Toby was the latest guest on The Brendan O’Neill Show. What follows is an edited extract from the conversation. You can listen to the full thing here.
Brendan O’Neill: In a recent piece for spiked, you said you were pretty scared of Labour from a free-speech perspective. How bad have things been since they came to power?
Toby Young: We all had low expectations, but Keir Starmer has underperformed even by those low standards.
Starmer’s reaction to the Southport attack and its aftermath betrayed his authoritarian character. Lots of people were arrested and charged just because of things they had said on social media. Nearly all of them, I regret to say, pleaded guilty.
People are now terrified that they are going to get their collars felt for things they have said, often in the distant past. That’s not an unrealistic fear, as we saw in the case of Telegraph columnist Allison Pearson, who was investigated by police over something she had tweeted, and immediately removed, more than a year ago.
Then, there was that awful moment in the House of Commons, when Labour MP Tahrir Ali asked Starmer whether the government wanted to reintroduce blasphemy laws.
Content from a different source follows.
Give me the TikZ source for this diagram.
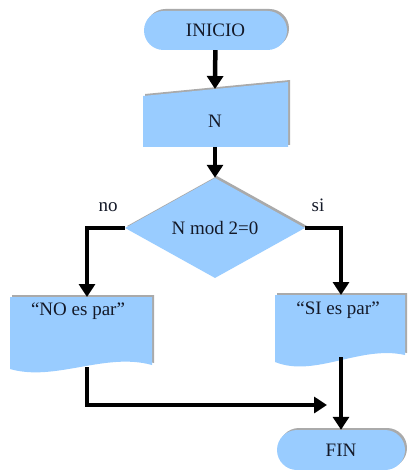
\documentclass[tikz,border=0pt]{standalone}
\usepackage{fontspec}
\setmainfont{Liberation Serif}
\usetikzlibrary{arrows.meta,shapes.geometric,shapes.misc,shadows}
\definecolor{boxblue}{RGB}{153,204,255}
\definecolor{edgegray}{RGB}{170,170,170}
\definecolor{inkdark}{RGB}{20,25,40}

\begin{document}
\begin{tikzpicture}[x=1pt,y=-1pt,
  every node/.style={font=\fontsize{19}{22}\selectfont,text=inkdark},
  blockfill/.style={fill=boxblue,general shadow={fill=edgegray,shadow xshift=2pt,shadow yshift=2pt}},
  term/.style={blockfill,rounded rectangle,minimum width=143pt,minimum height=39pt,inner sep=0pt},
  decision/.style={blockfill,diamond,minimum width=180pt,minimum height=80pt,inner sep=0pt},
  flow/.style={line width=4.5pt,-{Triangle[length=13pt,width=16pt]}}]
            \useasboundingbox (0,0) rectangle (411,470);

            \node[term] (inicio) at (215.5,30.5) {INICIO};

            \path[blockfill] (143,96) -- (288,82) -- (288,147) -- (143,147) -- cycle;
            \node (n) at (215,121) {N};
            \coordinate (ntop) at (215,89);
            \coordinate (nbot) at (215,147);

            \node[decision] (cond) at (215,228) {N mod 2=0};
            \node (no) at (108,207) {no};
            \node (si) at (318,205) {si};

            \path[blockfill] (10,297) -- (152,297) -- (152,365) .. controls (105,352) and (55,382) .. (10,369) -- cycle;
            \node (nopar) at (78,311) {“NO es par”};
            \coordinate (notop) at (87,297);
            \coordinate (nobot) at (87,367);

            \path[blockfill] (275,295) -- (405,295) -- (405,355) .. controls (360,345) and (315,378) .. (275,362) -- cycle;
            \node (sipar) at (338,310) {“SI es par”};
            \coordinate (sitop) at (341,295);
            \coordinate (sibot) at (341,357);

            \coordinate (join) at (327,405);
            \node[term,minimum width=128pt,minimum height=40pt] (fin) at (341,450) {FIN};

            \path [flow] (inicio) edge (ntop);
            \path [flow] (nbot) edge (cond);
            \draw [flow] (cond.west) -| (notop);
            \draw [flow] (cond.east) -| (sitop);
            \draw [flow] (nobot) |- (join);
            \path [flow] (sibot) edge (fin);
        \end{tikzpicture}
\end{document}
And Starmer didn’t rule it out.
But the worst could be yet to come. It’s in the form of the Employment Rights Bill, which wants to extend employer liability for all forms of harassment. Under the Equality Act, this means that if an employee is offended by a conversation they overhear, and it relates to a protected characteristic, they will be able to sue their employer. What will happen to bars and pubs? Will publicans have to employ ‘banter bouncers’, and instruct them to kick people out for telling a dirty joke? What about an over-excited football fan who shouts, ‘Are you blind?’, at a linesman? Football stadiums would become libraries.
O’Neill: Last year, home secretary Yvette Cooper expressed a desire to lower the threshold for the recording of non-crime hate incidents (NCHIs). Can she really get away with this?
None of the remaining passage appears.